I can totally get away with staying comfortable in the next 7 months. I can continue to build a space where my routine of activities and behavior limit any sort of risk, stress, and anxiety. To most people that seems ideal - to be content in a space where absolutely everything is NEW.
A steady prayer of mine for months leading up to the beginning of the program was that God provide me with a sense of comfortability about it all. To feel content in where I am at and what I am doing. And though I am in no way undermining the fact that God hears and answers prayer, I am already sensing restlessness in what it is I asked for.
Another prayer of mine is that the Lord continue to mold me into being a bold and confident woman of faith and because I care more about what I think of God, what kind of young woman I am, and how I am contributing to the world, I must sprint from this comfort I find myself in.

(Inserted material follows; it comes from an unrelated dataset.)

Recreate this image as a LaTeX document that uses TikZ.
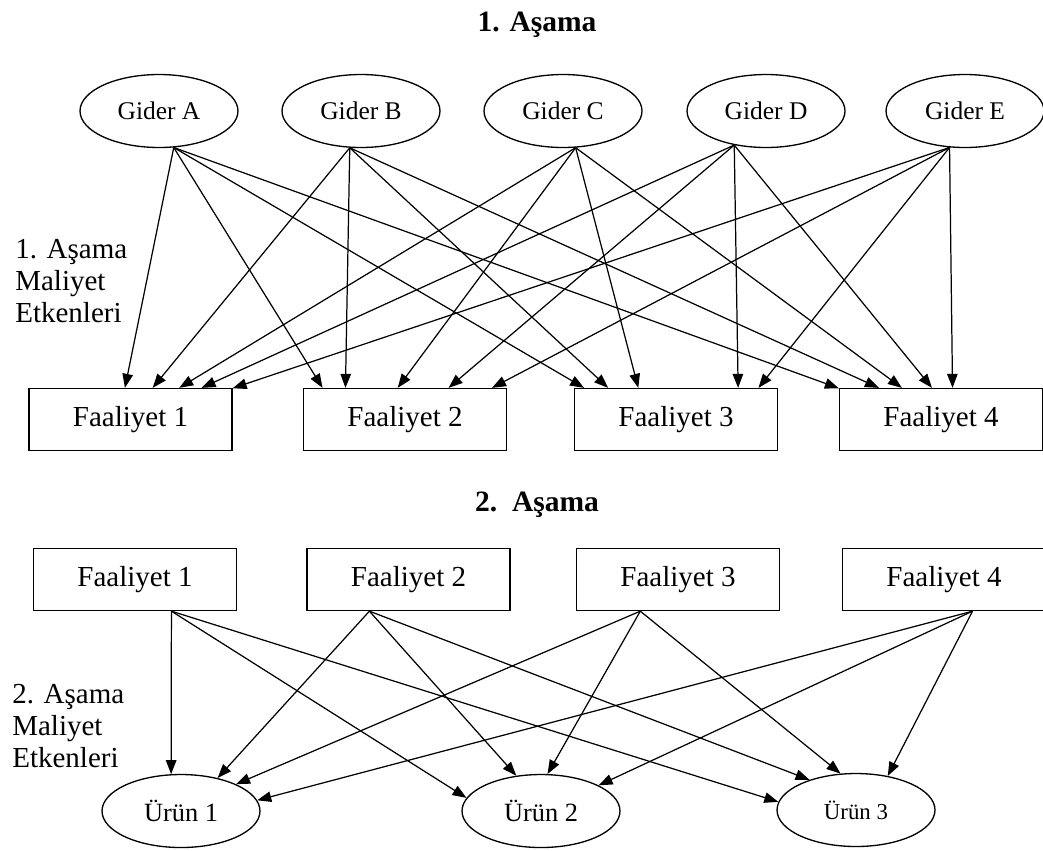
\documentclass[tikz,border=0pt]{standalone}
\usepackage{fontspec}
\setmainfont{Liberation Serif}
\usetikzlibrary{shapes.geometric,arrows.meta}

\tikzset{
  gider/.style={draw, ellipse, line width=0.75pt, minimum width=3.16cm, minimum height=1.46cm, inner sep=0pt, font=\fontsize{14.5}{16}\selectfont},
  faaliyet/.style={draw, rectangle, line width=0.75pt, minimum width=4.06cm, minimum height=1.24cm, inner sep=0pt, font=\fontsize{16.5}{19}\selectfont},
  urun/.style={gider, font=\fontsize{15}{17}\selectfont},
  ok/.style={-{Triangle[length=2.8mm,width=2.1mm]}, line width=0.7pt},
  baslik/.style={font=\fontsize{16.8}{20}\selectfont\bfseries},
  etken/.style={align=left, anchor=west, inner sep=0pt, font=\fontsize{16.5}{18}\selectfont}
}

\begin{document}
\begin{tikzpicture}[x=0.02cm, y=-0.02cm]
\useasboundingbox (0,0) rectangle (1043,850);

%1. asama: giderler -> faaliyetler
\node[baslik] (b1) at (537,25) {1. Aşama};
\node[gider] (gA) at (159,111) {Gider A};
\node[gider] (gB) at (361,111) {Gider B};
\node[gider] (gC) at (563,111) {Gider C};
\node[gider] (gD) at (766,111) {Gider D};
\node[gider] (gE) at (965,111) {Gider E};
\node[etken] (e1) at (15,281) {1. Aşama\\Maliyet\\Etkenleri};

\node[faaliyet] (fa1) at (130.5,419.5) {Faaliyet 1};
\node[faaliyet] (fa2) at (405,419.5) {Faaliyet 2};
\node[faaliyet] (fa3) at (676,419.5) {Faaliyet 3};
\node[faaliyet] (fa4) at (941,419.5) {Faaliyet 4};

\foreach \s/\t in {gA.292/fa1.100, gA.292/fa2.159, gA.292/fa3.161, gA.292/fa4.163,
                   gB.253/fa1.55, gB.253/fa2.152, gB.253/fa3.155, gB.253/fa4.153,
                   gC.289/fa1.33, gC.289/fa2.103, gC.289/fa3.140, gC.289/fa4.141,
                   gD.227/fa1.24, gD.227/fa2.36, gD.227/fa3.27, gD.227/fa4.106,
                   gE.247/fa1.17, gE.247/fa2.20, gE.247/fa3.21, gE.247/fa4.70}
  \draw[ok] (\s) -- (\t);

%2. asama: faaliyetler -> urunler
\node[baslik] (b2) at (537,505) {2.~\ Aşama};
\node[faaliyet] (fb1) at (135,579.5) {Faaliyet 1};
\node[faaliyet] (fb2) at (408.5,579.5) {Faaliyet 2};
\node[faaliyet] (fb3) at (678,579.5) {Faaliyet 3};
\node[faaliyet] (fb4) at (944,579.5) {Faaliyet 4};
\node[etken] (e2) at (12,726) {2. Aşama\\Maliyet\\Etkenleri};

\node[urun] (u1) at (181,811) {Ürün 1};
\node[urun] (u2) at (541,811) {Ürün 2};
\node[urun, font=\fontsize{13}{15}\selectfont] (u3) at (856,810) {Ürün 3};

\foreach \s/\t in {fb1.319/u1.105, fb1.319/u2.170, fb1.319/u3.174,
                   fb2.219/u1.42, fb2.219/u2.125, fb2.219/u3.147,
                   fb3.220/u1.26, fb3.220/u2.80, fb3.220/u3.113,
                   fb4.312/u1.8, fb4.312/u2.24, fb4.312/u3.47}
  \draw[ok] (\s) -- (\t);
\end{tikzpicture}
\end{document}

I don’t think God cares too much about our comfortability, that we feel settled at all times. Now don’t get me wrong, I believe in comfortability. I love how beautiful familiarity is; it is steady, restful, and delightful, but it is not the environment for growth. And if that’s what I am pursuing, especially enough to do a Fellow’s program instead of moving to NY, LA, or staying in Nashville, I have to honor that. I need to be bothered, irritated, and for lack of better words feel uncomfortable and out of control. I am choosing to allow faithfulness to His Word transform how I step out and press in.
I want to deliberately explore new habits and ways to challenge myself to growth. It could be as simple as not being on social media when I could be reading for homework (...), leaning into uncomfortable conversations with myself, and putting myself even more out there with people within fellow’s, the church, and in Raleigh.
I love that the Lord has shown Himself through my friends here in Raleigh. That He has shown me that He honors my experience here and truly wants to show me enriched community. He has blessed me with THE EASIEST people to love and celebrate. However, I am so thankful He calls me to more; to continue to press in and step out in faith because being uncomfortable is so much better - and more fun.